═════ PROVIDED DATA ═════

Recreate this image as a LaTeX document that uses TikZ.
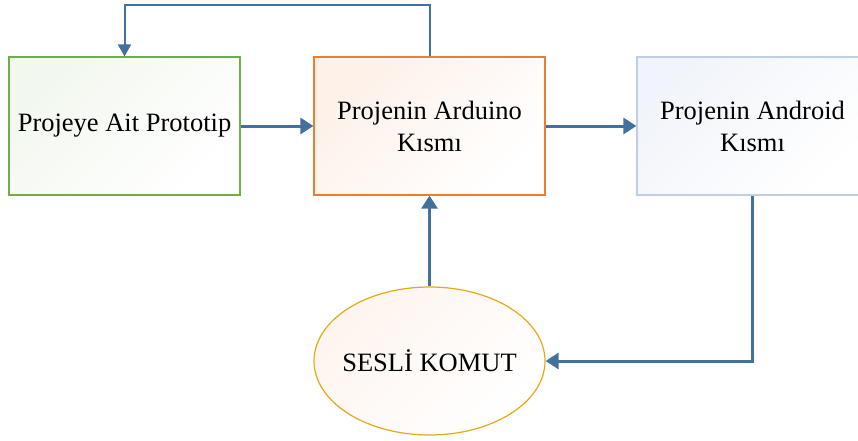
\documentclass[tikz,border=0pt]{standalone}
\usepackage{fontspec}
\setmainfont{Liberation Serif}
\usetikzlibrary{arrows.meta,shapes.geometric}
\definecolor{flowBlue}{RGB}{65,113,156}
\definecolor{protoGreen}{RGB}{112,173,71}
\definecolor{arduOrange}{RGB}{237,125,49}
\definecolor{androBlue}{RGB}{190,205,232}
\definecolor{komutGold}{RGB}{228,170,20}

\begin{document}
\begin{tikzpicture}[x=1pt, y=-1pt,
    part/.style={rectangle, line width=1.2pt, minimum width=231pt,
                 minimum height=138pt, align=center,
                 font=\fontsize{26.5}{32}\selectfont},
    flow/.style={-{Triangle[length=13pt, width=16pt]}, flowBlue, line width=3pt},
    back/.style={-{Triangle[length=12pt, width=13pt]}, flowBlue, line width=2pt}
  ]
  \useasboundingbox (0,0) rectangle (858,441);
  \clip (0,0) rectangle (858,441);

  \node[part, draw=protoGreen, top color=protoGreen!9, bottom color=white,
        shading angle=45] (proto) at (124.5,126) {Projeye Ait Prototip};
  \node[part, draw=arduOrange, top color=arduOrange!11, bottom color=white,
        shading angle=45] (ardu) at (429.5,126) {Projenin Arduino\\Kısmı};
  \node[part, draw=androBlue, top color=androBlue!22, bottom color=white,
        shading angle=45] (andro) at (752.5,126) {Projenin Android\\Kısmı};
  \node[ellipse, draw=komutGold, line width=1.2pt, minimum width=231pt,
        minimum height=148pt, inner xsep=-8pt, inner ysep=0pt,
        top color=arduOrange!8, bottom color=white, shading angle=45,
        font=\fontsize{26.5}{32}\selectfont]
    (komut) at (429.5,361) {SESLİ KOMUT};

  \coordinate (bend) at (276,5);

  \draw[flow] (proto) -- (ardu);
  \draw[flow] (ardu) -- (andro);
  \draw[flow] (komut) -- (ardu);
  \draw[flow] (andro.south) |- (komut.east);
  \draw[back] (ardu.north) |- (bend) -| (proto.north);
\end{tikzpicture}
\end{document}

═════

Reproduce every line above as written, skipping pictures.

Recreate this image as a LaTeX document that uses TikZ.
\documentclass[tikz,border=0pt]{standalone}
\usepackage{fontspec}
\setmainfont{Liberation Serif}
\usetikzlibrary{arrows.meta,shapes.geometric}
\definecolor{flowBlue}{RGB}{65,113,156}
\definecolor{protoGreen}{RGB}{112,173,71}
\definecolor{arduOrange}{RGB}{237,125,49}
\definecolor{androBlue}{RGB}{190,205,232}
\definecolor{komutGold}{RGB}{228,170,20}

\begin{document}
\begin{tikzpicture}[x=1pt, y=-1pt,
    part/.style={rectangle, line width=1.2pt, minimum width=231pt,
                 minimum height=138pt, align=center,
                 font=\fontsize{26.5}{32}\selectfont},
    flow/.style={-{Triangle[length=13pt, width=16pt]}, flowBlue, line width=3pt},
    back/.style={-{Triangle[length=12pt, width=13pt]}, flowBlue, line width=2pt}
  ]
  \useasboundingbox (0,0) rectangle (858,441);
  \clip (0,0) rectangle (858,441);

  \node[part, draw=protoGreen, top color=protoGreen!9, bottom color=white,
        shading angle=45] (proto) at (124.5,126) {Projeye Ait Prototip};
  \node[part, draw=arduOrange, top color=arduOrange!11, bottom color=white,
        shading angle=45] (ardu) at (429.5,126) {Projenin Arduino\\Kısmı};
  \node[part, draw=androBlue, top color=androBlue!22, bottom color=white,
        shading angle=45] (andro) at (752.5,126) {Projenin Android\\Kısmı};
  \node[ellipse, draw=komutGold, line width=1.2pt, minimum width=231pt,
        minimum height=148pt, inner xsep=-8pt, inner ysep=0pt,
        top color=arduOrange!8, bottom color=white, shading angle=45,
        font=\fontsize{26.5}{32}\selectfont]
    (komut) at (429.5,361) {SESLİ KOMUT};

  \coordinate (bend) at (276,5);

  \draw[flow] (proto) -- (ardu);
  \draw[flow] (ardu) -- (andro);
  \draw[flow] (komut) -- (ardu);
  \draw[flow] (andro.south) |- (komut.east);
  \draw[back] (ardu.north) |- (bend) -| (proto.north);
\end{tikzpicture}
\end{document}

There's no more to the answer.